How often should coastal solar panels be cleaned?
Rinse coastal solar panels with fresh water every 3-6 months in high-spray zones and every 6-12 months in moderate coastal areas. Salt crystals bond to glass and do not wash off in rain. Annual professional inspections should check frame corrosion, junction box seals, and torque on all fasteners. Monitor energy output monthly — sudden drops often indicate salt buildup before visible corrosion appears.
What conduit material is best for coastal solar installations?
PVC-coated rigid galvanized steel (RGS) offers the best balance of mechanical protection and salt resistance for coastal solar conduit runs. UV-stabilized UPVC is cost-effective for residential rooftop systems but offers less physical protection. Bare EMT corrodes within 2-3 years in salt air and should never be used unprotected near the coast. Fiberglass RTRC conduit is the premium choice for utility-scale coastal farms.
What NEMA rating does a solar inverter need for coastal installation?
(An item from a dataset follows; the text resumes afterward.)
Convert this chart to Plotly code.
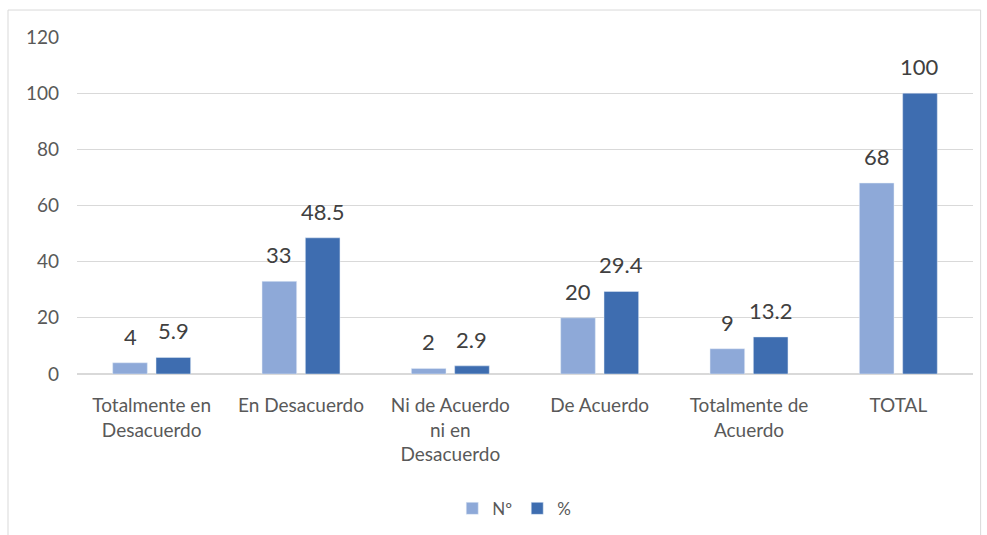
import plotly.graph_objects as go

categories = ["Totalmente en<br>Desacuerdo", "En Desacuerdo", "Ni de Acuerdo<br>ni en<br>Desacuerdo",
              "De Acuerdo", "Totalmente de<br>Acuerdo", "TOTAL"]
n_values = [4, 33, 2, 20, 9, 68]
pct_values = [5.9, 48.5, 2.9, 29.4, 13.2, 100]
n_labels = ["4", "33", "2", "20", "9", "68"]
pct_labels = ["5.9", "48.5", "2.9", "29.4", "13.2", "100"]
y_ticks = [0, 20, 40, 60, 80, 100, 120]

FONT = "Lato, 'Open Sans', sans-serif"
BARGAP = 0.42
PLOT_W = 987 - 77 - 14
SLOT_PX = PLOT_W / len(categories) * (1 - BARGAP) / 2

fig = go.Figure()
fig.add_trace(go.Bar(x=categories, y=n_values, name="Nº", marker_color="#8EA9D8"))
fig.add_trace(go.Bar(x=categories, y=pct_values, name="%", marker_color="#3E6DB0"))

for vals, labs, sign in ((n_values, n_labels, -1), (pct_values, pct_labels, 1)):
    for c, v, t in zip(categories, vals, labs):
        fig.add_annotation(x=c, y=v, text=t, showarrow=False, xanchor="center", yanchor="bottom",
                           xshift=sign * SLOT_PX / 2, yshift=11,
                           font=dict(size=22, color="#404040", family=FONT))

fig.update_layout(
    width=987, height=535,
    margin=dict(l=77, r=14, t=37, b=161, autoexpand=False),
    paper_bgcolor="white", plot_bgcolor="white",
    barmode="group", bargap=BARGAP, bargroupgap=0.2,
    font=dict(family=FONT, color="#595959", size=19),
    showlegend=True,
    legend=dict(orientation="h", x=0.488, xanchor="center", y=-0.40, yanchor="middle",
                font=dict(size=17, color="#595959"), itemwidth=30, traceorder="normal"),
)
fig.update_xaxes(showgrid=False, showline=False, ticks="", tickfont=dict(size=19, color="#595959"),
                 ticklabelstandoff=18, automargin=False)
fig.update_yaxes(range=[0, 120], tickvals=y_ticks, showgrid=True, gridcolor="#d9d9d9",
                 gridwidth=1, zeroline=True, zerolinecolor="#d9d9d9", showline=False,
                 tickfont=dict(size=19, color="#595959"), ticklabelstandoff=17, automargin=False)

fig.add_shape(type="rect", xref="paper", yref="paper", x0=-0.077, x1=1.0085, y0=-0.5, y1=1.080,
              line=dict(color="#d9d9d9", width=1), fillcolor="rgba(0,0,0,0)", layer="below")

fig.write_html("out.html")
Coastal solar inverters require NEMA 4X enclosures minimum, not just IP66. NEMA 4X includes the 800-hour salt spray test under ASTM B117 that IP66 lacks. IP66 protects against dust and water jets but does not test corrosion resistance. Specify stainless steel or fiberglass NEMA 4X enclosures within 1 mile of the coast. Indoor installation in a garage or utility room is the best protection for residential systems.
Do solar warranties cover coastal corrosion?
Most standard solar warranties contain “proximity to sea” exclusions that void coverage within 500 meters of the coastline. Premium brands like Maxeon and REC explicitly cover coastal zones in standard terms. Always verify the warranty document for coastal exclusions before procurement. Hyundai prohibits installation within 500 meters of salt water entirely. Document your IEC 61701 certification level and hardware specifications to support any warranty claim.
What is IEC 61701 and why does it matter for coastal solar?
IEC 61701 is the international standard for salt mist corrosion testing of photovoltaic modules. It defines six severity levels: Level 1 for mild environments, Level 3 for moderate coastal, Level 6 for extreme marine. Level 6 subjects modules to 8 test cycles of 2-hour salt spray followed by 20-22 hours of 40°C/93% humidity — approximately 56 days total. Modules must show under 5% power degradation and no visible corrosion to pass.
How much faster do solar panels degrade on the coast?
Coastal solar panels degrade at approximately 1.1% per year versus 0.54% inland — a 2× acceleration that compounds to 17% cumulative loss by year 15. Salt soiling, electrochemical corrosion, moisture ingress, and encapsulant delamination work together. Using IEC 61701 Level 6 panels with proper hardware narrows this gap significantly.